- [Instructions for the task] In the material below, identify each line bearing the word "document". Reproduce those lines.
------------
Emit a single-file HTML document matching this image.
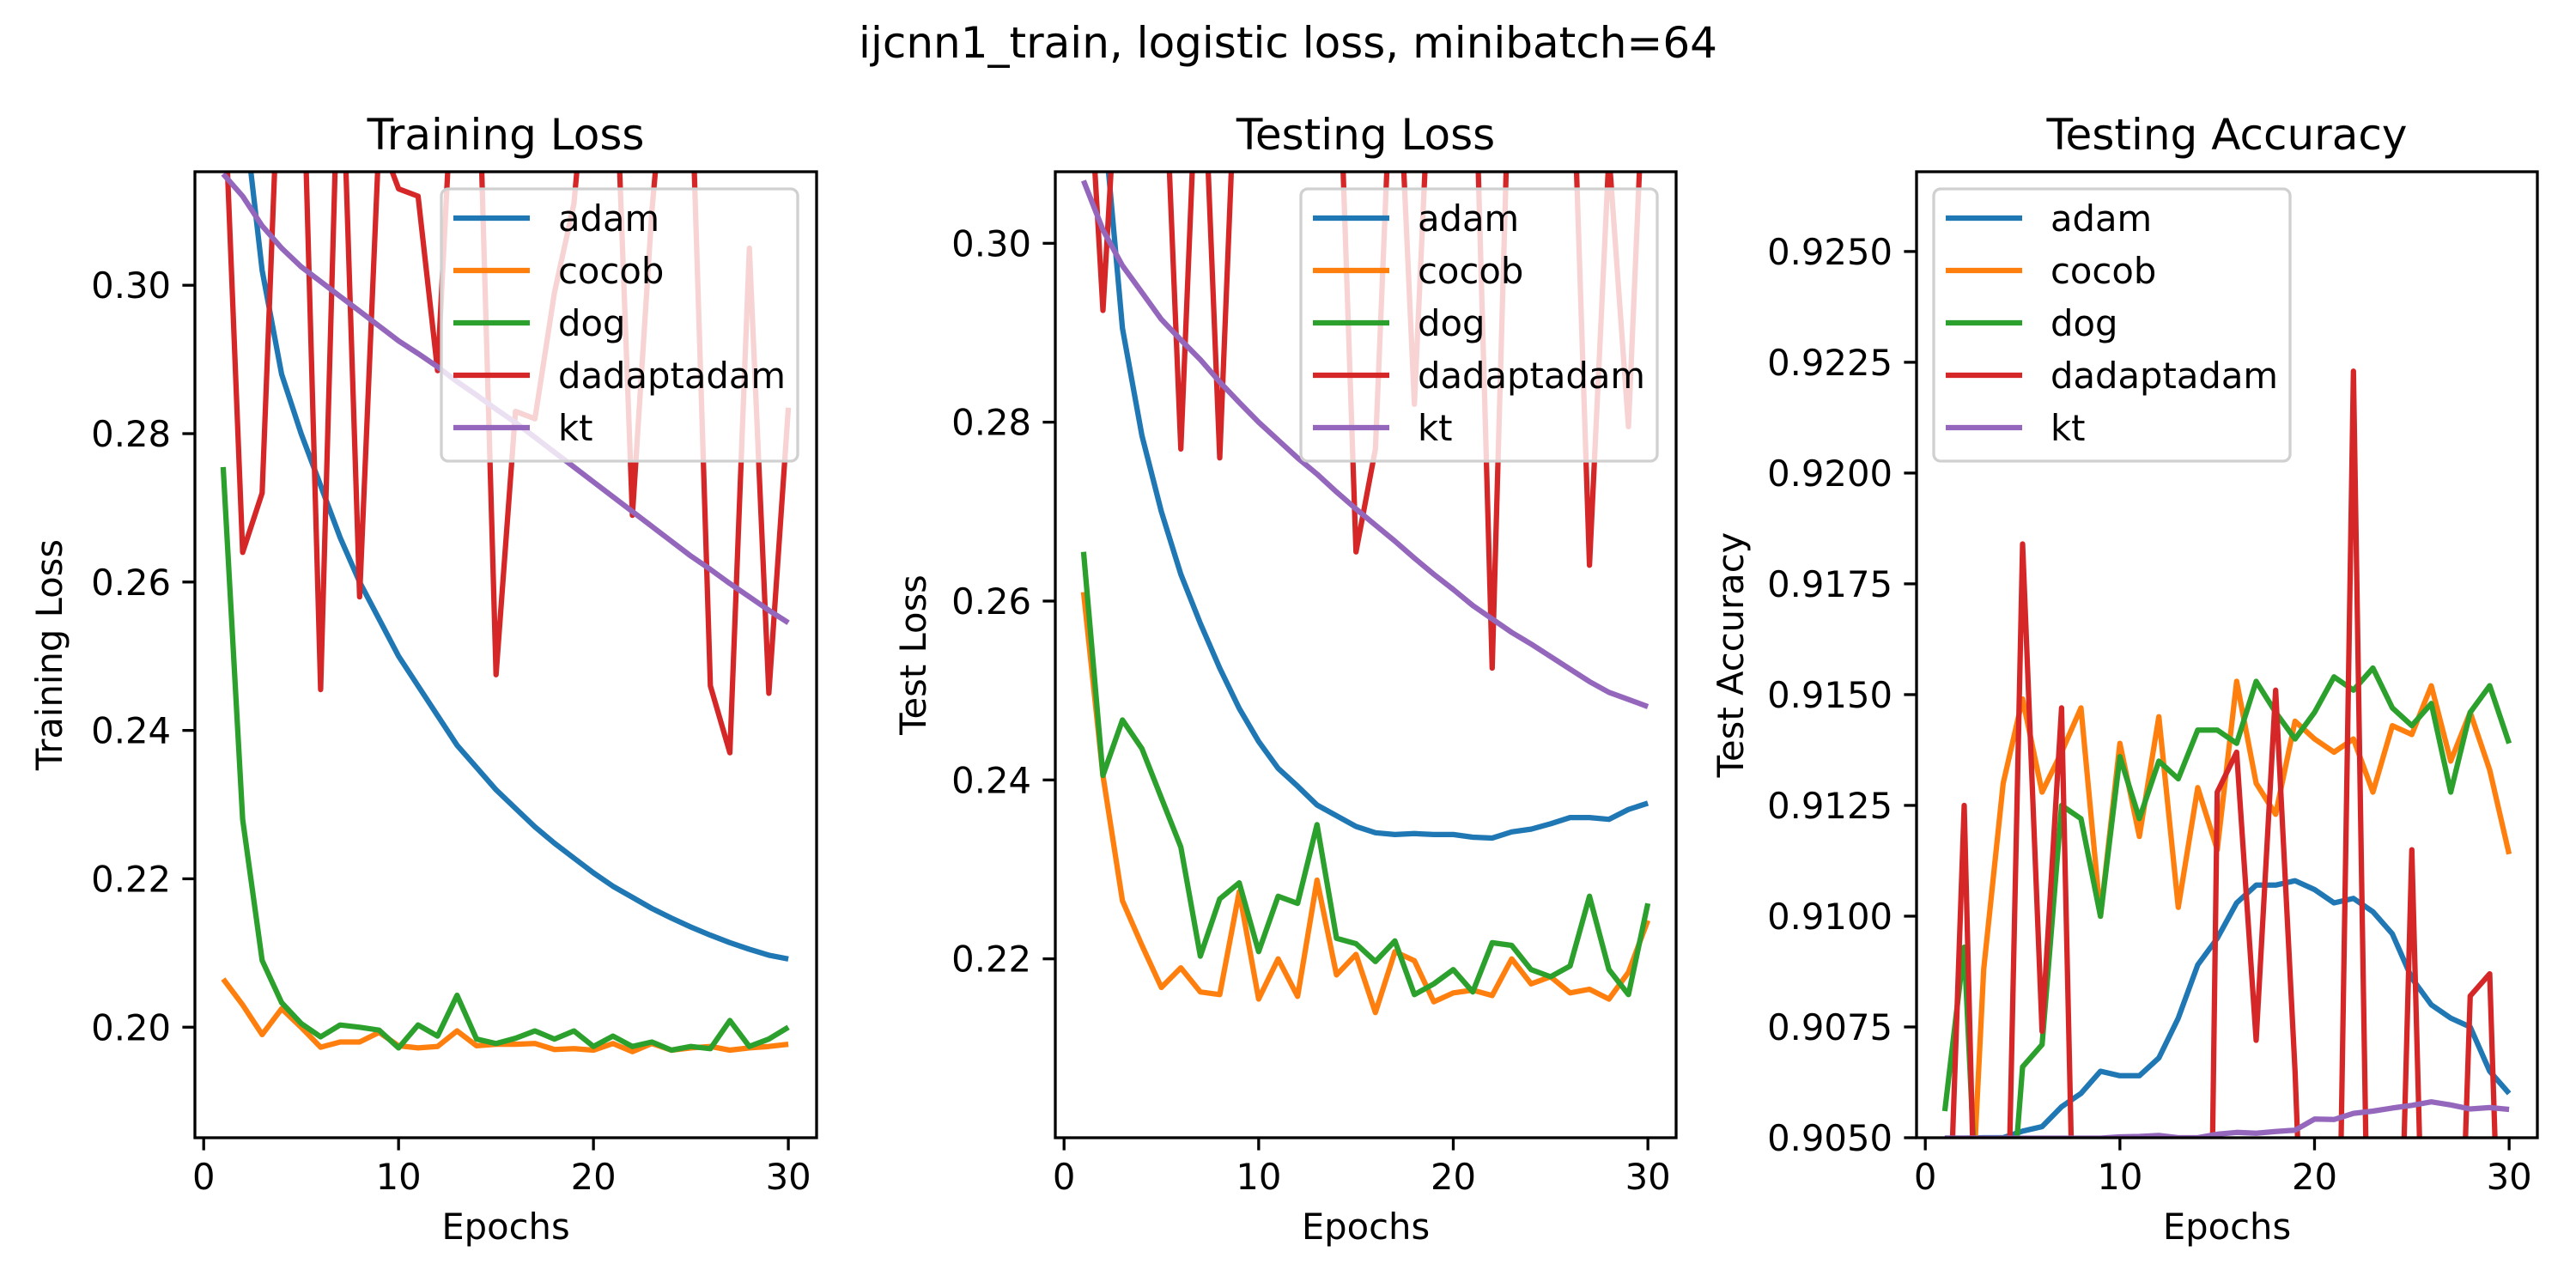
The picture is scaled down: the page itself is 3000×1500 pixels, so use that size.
<!DOCTYPE html>
<html><head><meta charset="utf-8"><style>
html,body{margin:0;padding:0;background:#fff;overflow:hidden;width:3000px;height:1500px}
svg{display:block}
text{font-family:"DejaVu Sans","Liberation Sans",sans-serif;fill:#000}
</style></head><body>
<svg id="fig" width="3000" height="1500" viewBox="0 0 3000 1500">
<text x="1500" y="67" font-size="50" text-anchor="middle">ijcnn1_train, logistic loss, minibatch=64</text>
</svg>
<script>
const epochs = [1,2,3,4,5,6,7,8,9,10,11,12,13,14,15,16,17,18,19,20,21,22,23,24,25,26,27,28,29,30];
const seriesNames = ["adam","cocob","dog","dadaptadam","kt"];
const colors = ["#1f77b4","#ff7f0e","#2ca02c","#d62728","#9467bd"];

const trainAdam = [0.36,0.325,0.302,0.288,0.280,0.273,0.266,0.260,0.255,0.250,0.246,0.242,0.238,0.235,0.232,0.2295,0.227,0.2248,0.2228,0.2208,0.219,0.2175,0.216,0.2147,0.2135,0.2124,0.2114,0.2105,0.2097,0.2092];
const trainCocob = [0.2065,0.203,0.199,0.2025,0.200,0.1973,0.198,0.198,0.1993,0.1975,0.1972,0.1974,0.1995,0.1975,0.1977,0.1977,0.1978,0.197,0.1971,0.1969,0.1978,0.1967,0.1978,0.1969,0.1972,0.1974,0.1969,0.1972,0.1974,0.1977];
const trainDog = [0.2755,0.228,0.209,0.2033,0.2005,0.1987,0.2003,0.2,0.1996,0.1972,0.2003,0.1988,0.2043,0.1984,0.1978,0.1985,0.1995,0.1984,0.1995,0.1974,0.1988,0.1974,0.198,0.1969,0.1974,0.1971,0.2009,0.1974,0.1984,0.2];
const trainDadapt = [0.33,0.264,0.272,0.34,0.34,0.2455,0.34,0.258,0.32,0.313,0.312,0.2885,0.34,0.34,0.2475,0.283,0.282,0.299,0.311,0.34,0.34,0.269,0.31,0.34,0.33,0.246,0.237,0.305,0.245,0.2835];
const trainKt = [0.315,0.312,0.308,0.305,0.3025,0.3005,0.2985,0.2965,0.2945,0.2925,0.2908,0.289,0.287,0.2852,0.2833,0.2815,0.2795,0.2775,0.2755,0.2735,0.2715,0.2695,0.2675,0.2655,0.2635,0.2617,0.2598,0.258,0.2562,0.2545];

const testAdam = [0.33,0.315,0.2905,0.2785,0.270,0.263,0.2575,0.2525,0.248,0.2443,0.2413,0.2393,0.2372,0.236,0.2348,0.2341,0.2339,0.234,0.2339,0.2339,0.2336,0.2335,0.2342,0.2345,0.2351,0.2358,0.2358,0.2356,0.2367,0.2374];
const testCocob = [0.261,0.2405,0.2265,0.2215,0.2168,0.219,0.2163,0.216,0.2275,0.2155,0.220,0.2158,0.2288,0.2182,0.2205,0.214,0.2208,0.2198,0.2152,0.2162,0.2165,0.2159,0.22,0.2172,0.218,0.2162,0.2166,0.2155,0.2185,0.2243];
const testDog = [0.2655,0.2405,0.2467,0.2435,0.238,0.2325,0.2203,0.2267,0.2285,0.2208,0.227,0.2262,0.235,0.2223,0.2217,0.2197,0.222,0.216,0.2172,0.2188,0.2163,0.2218,0.2215,0.2188,0.218,0.2192,0.227,0.2188,0.216,0.2262];
const testDadapt = [0.33,0.2925,0.33,0.33,0.33,0.277,0.33,0.276,0.33,0.33,0.33,0.33,0.33,0.33,0.2655,0.277,0.33,0.282,0.33,0.33,0.33,0.2525,0.33,0.33,0.33,0.33,0.264,0.31,0.2795,0.33];
const testKt = [0.307,0.3015,0.2975,0.2945,0.2915,0.2892,0.287,0.2845,0.2822,0.28,0.278,0.276,0.2742,0.2722,0.2703,0.2685,0.2667,0.2648,0.263,0.2613,0.2595,0.258,0.2565,0.2552,0.2538,0.2524,0.251,0.2498,0.249,0.2482];

const accAdam = [0.90499,0.90499,0.905,0.905,0.90515,0.90525,0.9057,0.906,0.9065,0.9064,0.9064,0.9068,0.9077,0.9089,0.9095,0.9103,0.9107,0.9107,0.9108,0.9106,0.9103,0.9104,0.9101,0.9096,0.9086,0.908,0.9077,0.9075,0.9065,0.906];
const accCocob = [0.900,0.900,0.9088,0.913,0.9149,0.9128,0.9137,0.9147,0.91,0.9139,0.9118,0.9145,0.9102,0.9129,0.9115,0.9153,0.913,0.9123,0.9144,0.914,0.9137,0.914,0.9128,0.9143,0.9141,0.9152,0.9135,0.9146,0.9133,0.9114];
const accDog = [0.9056,0.9093,0.900,0.901,0.9066,0.9071,0.9125,0.9122,0.91,0.9136,0.9122,0.9135,0.9131,0.9142,0.9142,0.9139,0.9153,0.9146,0.914,0.9146,0.9154,0.9151,0.9156,0.9147,0.9143,0.9148,0.9128,0.9146,0.9152,0.9139];
const accDadapt = [0.900,0.9125,0.895,0.898,0.9184,0.9074,0.9147,0.895,0.895,0.895,0.895,0.895,0.895,0.88,0.9128,0.9137,0.9072,0.9151,0.9065,0.895,0.895,0.9223,0.895,0.895,0.9115,0.895,0.895,0.9082,0.9087,0.895];
const accKt = [0.90499,0.90499,0.90499,0.90499,0.90499,0.90499,0.90499,0.90499,0.90499,0.90502,0.90503,0.90505,0.905,0.905,0.90508,0.90512,0.9051,0.90514,0.90517,0.90542,0.90541,0.90555,0.9056,0.90567,0.90573,0.90581,0.90574,0.90565,0.90568,0.90564];

const xTicks = [0,10,20,30];
const yTicks1 = [0.20,0.22,0.24,0.26,0.28,0.30];
const yTicks2 = [0.22,0.24,0.26,0.28,0.30];
const yTicks3 = [0.9050,0.9075,0.9100,0.9125,0.9150,0.9175,0.9200,0.9225,0.9250];

const NS = "http://www.w3.org/2000/svg";
const svg = document.getElementById('fig');
function mk(tag, attrs, parent){
  const e = document.createElementNS(NS, tag);
  for (const k in attrs) e.setAttribute(k, attrs[k]);
  (parent||svg).appendChild(e);
  return e;
}
const TOP = 200, BOT = 1325;
const FS = 41.7;
const panels = [
  {key:"training-loss", x0:227, x1:951, ymin:0.1851, ymax:0.3153, ticks:yTicks1, dec:2, title:"Training Loss", ylabel:"Training Loss", ylx:72,
   data:[trainAdam,trainCocob,trainDog,trainDadapt,trainKt], lx:514},
  {key:"testing-loss", x0:1229, x1:1952, ymin:0.2000, ymax:0.3080, ticks:yTicks2, dec:2, title:"Testing Loss", ylabel:"Test Loss", ylx:1078,
   data:[testAdam,testCocob,testDog,testDadapt,testKt], lx:1515},
  {key:"testing-accuracy", x0:2232, x1:2955, ymin:0.9050, ymax:0.9268, ticks:yTicks3, dec:4, title:"Testing Accuracy", ylabel:"Test Accuracy", ylx:2030,
   data:[accAdam,accCocob,accDog,accDadapt,accKt], lx:2252}
];
panels.forEach((p, pi) => {
  const g = mk('g', {});
  
  
  const xs = v => p.x0 + (v + 0.45) / 31.9 * (p.x1 - p.x0);
  const ys = v => BOT - (v - p.ymin) / (p.ymax - p.ymin) * (BOT - TOP);
  const cid = 'clip' + pi;
  const cp = mk('clipPath', {id: cid}, g);
  mk('rect', {x:p.x0, y:TOP, width:p.x1-p.x0, height:BOT-TOP}, cp);
  p.data.forEach((arr, si) => {
    const pts = arr.map((v, i) => xs(epochs[i]).toFixed(1) + ',' + ys(v).toFixed(1)).join(' ');
    const l = mk('polyline', {points: pts, fill:'none', stroke: colors[si], 'stroke-width': 6.25, 'stroke-linejoin':'round', 'clip-path':'url(#'+cid+')'}, g);
    
    
  });
  const fr = mk('rect', {x:p.x0, y:TOP, width:p.x1-p.x0, height:BOT-TOP, fill:'none', stroke:'#000', 'stroke-width':3.3}, g);
  
  
  xTicks.forEach(t => {
    const x = xs(t);
    mk('line', {x1:x, x2:x, y1:BOT, y2:BOT+14.6, stroke:'#000', 'stroke-width':3.3}, g);
    const tx = mk('text', {x:x, y:BOT+60, 'font-size':FS, 'text-anchor':'middle'}, g);
    tx.textContent = t;
    
    
  });
  p.ticks.forEach(t => {
    const y = ys(t);
    mk('line', {x1:p.x0-14.6, x2:p.x0, y1:y, y2:y, stroke:'#000', 'stroke-width':3.3}, g);
    const tx = mk('text', {x:p.x0-28, y:y+15, 'font-size':FS, 'text-anchor':'end'}, g);
    tx.textContent = t.toFixed(p.dec);
    
    
  });
  const ti = mk('text', {x:(p.x0+p.x1)/2, y:174, 'font-size':50, 'text-anchor':'middle'}, g);
  ti.textContent = p.title;
  
  
  const xl = mk('text', {x:(p.x0+p.x1)/2, y:1443, 'font-size':FS, 'text-anchor':'middle'}, g);
  xl.textContent = 'Epochs';
  
  
  const cy = (TOP+BOT)/2;
  const yl = mk('text', {x:p.ylx, y:cy, 'font-size':FS, 'text-anchor':'middle', transform:'rotate(-90 '+p.ylx+' '+cy+')'}, g);
  yl.textContent = p.ylabel;
  
  
  const lg = mk('g', {}, g);
  
  
  mk('rect', {x:p.lx, y:220, width:415, height:317, rx:8, fill:'rgba(255,255,255,0.8)', stroke:'#d0d0d0', 'stroke-width':3.3}, lg);
  seriesNames.forEach((n, si) => {
    const y = 254 + si * 61;
    const e = mk('g', {}, lg);
    
    
    mk('line', {x1:p.lx+14, x2:p.lx+103, y1:y, y2:y, stroke:colors[si], 'stroke-width':6.25}, e);
    const t = mk('text', {x:p.lx+136, y:y+15, 'font-size':FS}, e);
    t.textContent = n;
  });
});
</script>
</body></html>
------------
- [Solution for this exercise]
Emit a single-file HTML document matching this image.
const svg = document.getElementById('fig');
  const e = document.createElementNS(NS, tag);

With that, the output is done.